JAIGAON (INDO-BHUTAN BORDER):A special type of Chinese ink is in great demand here.  And the ‘vanishing ink’ is used by an international gang, which provides fake passports and has links to United Liberation Front of Asom (Ulfa) and Jamaat-ul-Mujahideen of Bangladesh (JuMB).

The Central intelligence agencies came to know about the Chinese ink after the West Bengal Police busted a gang and arrested Derek Nair, the kingpin of the racket. From Derek they came to know that the gang had international links, with agents in Kolkata, Hyderabad, Dubai and Saudi Arabia as well as in major Bangladeshi cities.

Derek, who frequently travelled abroad, has amassed several crore by providing forged passports to thousands of Bangladeshis, who with the help of Ulfa and JuMB network infiltrated via Cooch Behar into West Bengal and Dhubri in Assam and reached here.

Derek’s main partner and an expert forger Prashanta Datta, a post- graduate in science from the University of Calcutta, also landed in the police net recently. 

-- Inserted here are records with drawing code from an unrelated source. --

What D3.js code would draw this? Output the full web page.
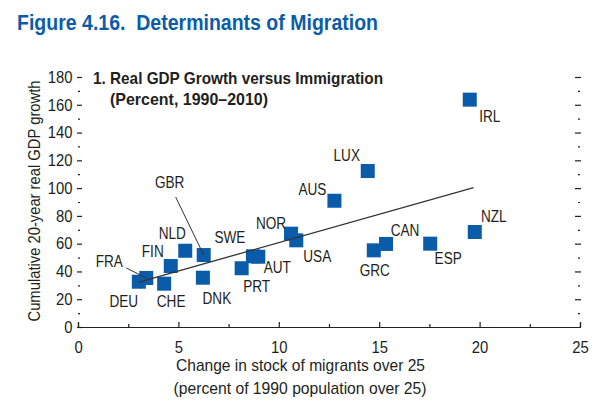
<!DOCTYPE html>
<html>
<head>
<meta charset="utf-8">
<title>Determinants of Migration</title>
<script src="https://d3js.org/d3.v7.min.js"></script>
<style>
    body { margin: 0; background: #fff; }
    text { font-family: "Liberation Sans", Arial, sans-serif; fill: #231f20; }
</style>
</head>
<body>
<svg width="600" height="407"></svg>
<script>
    // data
    var countries = ["DEU", "FRA", "CHE", "FIN", "NLD", "GBR", "DNK", "PRT", "SWE", "AUT",
                     "NOR", "USA", "AUS", "LUX", "GRC", "CAN", "ESP", "NZL", "IRL"];
    var migrants = [3.03, 3.40, 4.29, 4.62, 5.34, 6.26, 6.22, 8.15, 8.71, 8.98,
                    10.61, 10.87, 12.77, 14.43, 14.73, 15.34, 17.54, 19.76, 19.51];
    var gdpGrowth = [32.6, 35.3, 31.2, 43.9, 54.9, 51.8, 35.5, 42.3, 50.9, 50.6,
                     67.2, 62.4, 90.9, 112.3, 55.2, 59.8, 60.0, 68.4, 163.7];
    var trendX = [3.0, 19.7];
    var trendY = [32.2, 100.3];
    var xTicks = [0, 5, 10, 15, 20, 25];
    var yTicks = [0, 20, 40, 60, 80, 100, 120, 140, 160, 180];

    var svg = d3.select("svg");
    var blue = "#0b5ca8";
    var ink = "#231f20";

    var x = d3.scaleLinear().domain([0, 25]).range([78, 580]);
    var y = d3.scaleLinear().domain([0, 180]).range([327, 77]);

    // condensed look: squeeze Liberation Sans to a given width
    function fitText(px, py, str, size, width, opts) {
        opts = opts || {};
        var t = svg.append("text")
            .attr("x", px).attr("y", py)
            .attr("font-size", size)
            .attr("textLength", width)
            .attr("lengthAdjust", "spacingAndGlyphs")
            .attr("xml:space", "preserve")
            .text(str);
        if (opts.bold) t.attr("font-weight", "bold");
        if (opts.fill) t.style("fill", opts.fill);
        if (opts.anchor) t.attr("text-anchor", opts.anchor);
        if (opts.transform) t.attr("transform", opts.transform);
        return t;
    }

    // titles
    fitText(17, 30, "Figure 4.16.  Determinants of Migration", 22, 361, {bold: true, fill: blue});
    fitText(93, 84, "1. Real GDP Growth versus Immigration", 17, 290, {bold: true});
    fitText(110, 105, "(Percent, 1990\u20132010)", 17, 158, {bold: true});

    // x axis: ticks point up into the plot
    svg.append("g").attr("transform", "translate(0,327)")
        .call(d3.axisBottom(x).tickValues(xTicks).tickSize(-5).tickPadding(14).tickFormat(d3.format("d")));
    svg.append("g").attr("transform", "translate(0,327)")
        .call(d3.axisBottom(x).tickValues(d3.range(2.5, 25, 5)).tickSize(-3).tickFormat(""))
        .select(".domain").remove();

    // left axis: floating ticks, no line
    svg.append("g").attr("transform", "translate(77,0)")
        .call(d3.axisLeft(y).tickValues(yTicks).tickSize(-5).tickPadding(5))
        .select(".domain").remove();
    svg.append("g").attr("transform", "translate(78,0)")
        .call(d3.axisLeft(y).tickValues(d3.range(10, 180, 20)).tickSize(-2).tickFormat(""))
        .select(".domain").remove();

    // right axis, no labels
    svg.append("g").attr("transform", "translate(581,0)")
        .call(d3.axisLeft(y).tickValues(yTicks.slice(1)).tickSize(6).tickFormat(""))
        .select(".domain").remove();
    svg.append("g").attr("transform", "translate(580,0)")
        .call(d3.axisLeft(y).tickValues(d3.range(10, 180, 20)).tickSize(2).tickFormat(""))
        .select(".domain").remove();

    svg.selectAll(".tick text")
        .attr("font-size", 16.5)
        .attr("transform", "scale(0.9,1)")
        .style("font-family", "'Liberation Sans', Arial, sans-serif")
        .style("fill", ink);
    svg.selectAll(".tick line, .domain").attr("stroke", ink).attr("stroke-width", 1.2);

    // axis titles
    fitText(300.5, 371, "Change in stock of migrants over 25", 17, 249, {anchor: "middle"});
    fitText(300, 394, "(percent of 1990 population over 25)", 17, 253, {anchor: "middle"});
    fitText(0, 0, "Cumulative 20-year real GDP growth", 17, 241,
        {anchor: "middle", transform: "translate(40,201) rotate(-90)"});

    // squares
    var s = 14;
    svg.append("g").selectAll("rect")
        .data(countries)
        .enter()
        .append("rect")
        .attr("x", function (d, i) { return x(migrants[i]) - s / 2; })
        .attr("y", function (d, i) { return y(gdpGrowth[i]) - s / 2; })
        .attr("width", s)
        .attr("height", s)
        .attr("fill", blue);

    // fitted line
    svg.append("line")
        .attr("x1", x(trendX[0])).attr("y1", y(trendY[0]))
        .attr("x2", x(trendX[1])).attr("y2", y(trendY[1]))
        .attr("stroke", "#333").attr("stroke-width", 1.3);

    // label placement, pixels relative to the square centre
    var labelOffset = {
        DEU: [-15, 25], FRA: [-37, -11], CHE: [7, 23], FIN: [-18, -9], NLD: [-13, -12],
        GBR: [-34, -67], DNK: [14, 26], PRT: [15, 24], SWE: [-23, -13], AUT: [19, 16],
        NOR: [-20, -5], USA: [21, 22], AUS: [-22, -6], LUX: [-21, -10], GRC: [1, 26],
        CAN: [19, -8], ESP: [18, 20], NZL: [19, -10], IRL: [20, 22]
    };
    var leaders = { FRA: [-20, -10], GBR: [-28, -58] };

    countries.forEach(function (c, i) {
        var px = x(migrants[i]), py = y(gdpGrowth[i]);
        if (leaders[c]) {
            svg.append("line")
                .attr("x1", px + leaders[c][0]).attr("y1", py + leaders[c][1])
                .attr("x2", px).attr("y2", py)
                .attr("stroke", "#333").attr("stroke-width", 1);
        }
        svg.append("text")
            .attr("transform", "translate(" + (px + labelOffset[c][0]) + "," + (py + labelOffset[c][1]) + ") scale(0.8,1)")
            .attr("text-anchor", "middle")
            .attr("font-size", 17)
            .text(c);
    });
</script>
</body>
</html>
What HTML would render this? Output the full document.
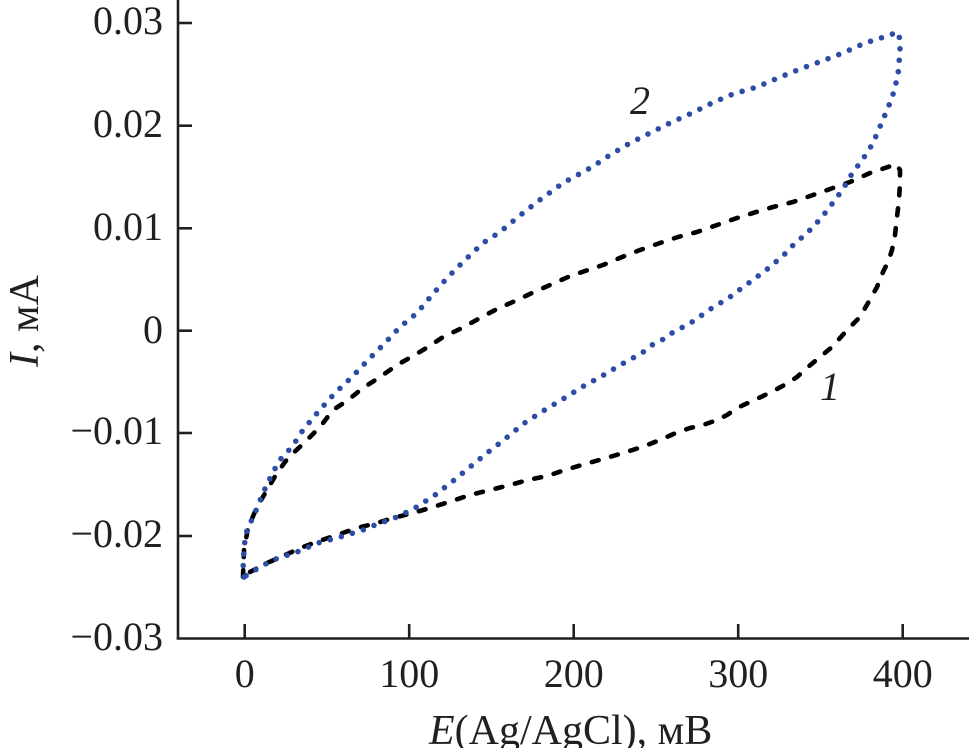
<!DOCTYPE html>
<html>
<head>
<meta charset="utf-8">
<style>
  html,body{margin:0;padding:0;background:#fff;}
  svg{display:block;}
  text{font-family:"Liberation Serif","DejaVu Serif",serif;fill:#231f20;}
</style>
</head>
<body>
<svg width="969" height="748" viewBox="0 0 969 748" xmlns="http://www.w3.org/2000/svg">
  <!-- axes -->
  <g stroke="#231f20" stroke-width="2.6" fill="none">
    <line x1="178" y1="0" x2="178" y2="639.5"/>
    <line x1="176.7" y1="638.5" x2="969" y2="638.5"/>
    <!-- y ticks -->
    <line x1="178" y1="23" x2="192" y2="23"/>
    <line x1="178" y1="125.7" x2="192" y2="125.7"/>
    <line x1="178" y1="228.3" x2="192" y2="228.3"/>
    <line x1="178" y1="330.7" x2="192" y2="330.7"/>
    <line x1="178" y1="433" x2="192" y2="433"/>
    <line x1="178" y1="536" x2="192" y2="536"/>
    <!-- x ticks -->
    <line x1="244.7" y1="624" x2="244.7" y2="638"/>
    <line x1="409.2" y1="624" x2="409.2" y2="638"/>
    <line x1="573.7" y1="624" x2="573.7" y2="638"/>
    <line x1="738.2" y1="624" x2="738.2" y2="638"/>
    <line x1="902.7" y1="624" x2="902.7" y2="638"/>
  </g>

  <!-- y tick labels -->
  <g font-size="40" text-anchor="end">
    <text x="163" y="34">0.03</text>
    <text x="163" y="137">0.02</text>
    <text x="163" y="240">0.01</text>
    <text x="163" y="343">0</text>
    <text x="163" y="444">−0.01</text>
    <text x="163" y="547">−0.02</text>
    <text x="163" y="650">−0.03</text>
  </g>

  <!-- x tick labels -->
  <g font-size="40" text-anchor="middle">
    <text x="244.7" y="687">0</text>
    <text x="409.2" y="687">100</text>
    <text x="573.7" y="687">200</text>
    <text x="738.2" y="687">300</text>
    <text x="902.7" y="687">400</text>
  </g>

  <!-- axis titles -->
  <text x="429" y="744" font-size="42"><tspan font-style="italic">E</tspan>(Ag/AgCl), мВ</text>
  <text transform="translate(38,367) rotate(-90)" font-size="42"><tspan font-style="italic">I</tspan>, мА</text>

  <!-- curve 1 black dashed -->
  <polyline fill="none" stroke="#000" stroke-width="4.6" stroke-dasharray="7 13" stroke-linecap="round" stroke-linejoin="round"
    points="243,577 244,550 248,528 257,507 267,490 277,473 288,458 305,442 320,427 333,410 348,400 363,388 380,377 397,365 413,356 428,347 443,337 462,328 480,318 497,309 515,301 532,293 550,285 568,277 585,271 603,265 622,257 640,250 660,243 678,237 697,232 717,225 737,218 753,213 773,207 793,202 813,195 833,188 850,182 870,173 888,167 896,164 900,170 900,183 899,200 897,217 895,235 892,250 888,262 883,272 877,287 868,303 860,317 850,327 840,338 832,347 820,357 808,367 797,377 788,383 777,389 763,396 750,402 737,408 727,415 717,420 703,425 690,428 678,432 660,440 642,447 623,453 603,459 585,464 565,470 547,476 528,480 510,485 490,490 470,495 452,501 433,507 413,513 393,518 377,523 357,528 337,535 322,540 303,547 285,555 267,563 250,572 243,577"/>

  <!-- curve 2 blue dotted -->
  <polyline fill="none" stroke="#2d4ca6" stroke-width="5.6" stroke-dasharray="0 11.5" stroke-linecap="round" stroke-linejoin="round"
    points="244,577 243,570 244,547 247,530 255,513 263,493 273,472 282,457 292,447 303,430 318,412 335,393 352,377 368,360 383,345 400,327 417,313 432,295 448,277 465,260 483,243 500,232 518,217 537,202 563,183 592,167 610,155 630,143 650,133 670,123 692,113 712,103 733,94 757,87 778,78 800,69 822,61 843,53 865,43 887,36 898,32 900,40 900,52 899,63 898,75 895,87 892,98 887,110 882,122 873,143 867,153 860,163 853,172 843,189 835,200 822,217 813,227 805,235 795,243 787,252 778,260 770,267 762,273 753,280 743,287 733,295 722,302 712,308 702,315 692,322 683,327 672,333 662,340 652,345 642,353 622,364 602,376 582,387 563,399 543,411 523,424 505,439 487,453 470,467 453,481 435,495 415,508 397,517 375,525 363,530 340,537 318,543 297,552 273,560 260,567 244,577"/>

  <!-- curve labels -->
  <text x="630" y="114" font-size="40" font-style="italic">2</text>
  <text x="820" y="400" font-size="40" font-style="italic">1</text>
</svg>
</body>
</html>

Their phones provided evidence to their international links and from Whatsapp messages the sleuths detected the key members of Ulfa and JuMB.

Through Whatsapp, Derek would place orders for the Chinese ink from his contacts in China.

He has also visited China several times. The modus operandi of this gang has taken the sleuths by surprise.The gang would get hold of expired or rejected Indian passports. Once the terrorist group contacts Derek, he would send the expired or rejected passports to Prashanta.

He would use the special Chinese ink to remove the “rejected” stamp of the Regional Passport Office and then change the photograph and signature to come out with a forged passport.

The quality of the forged one is so good that neither the Customs nor the immigration officials would be able to detect the changes. The gang would charge around `2 lakh for an Indian passport and the terrorists have been using their services for the past several years. The “vanishing ink” is smuggled in from China to Ha in Bhutan and through Paro in that country is brought in jars to the border town. One of the main agents of this gang, Ashraful, who is based in Chittagong in Bangladesh and one of the key members of the JuMB, contacts the Ulfa for trafficking of Bangladeshis into India.

After Dubai and Saudi Arabia imposed restrictions on issuing visas to Bangladeshis, these infiltrators would pay and obtain forged Indian passports.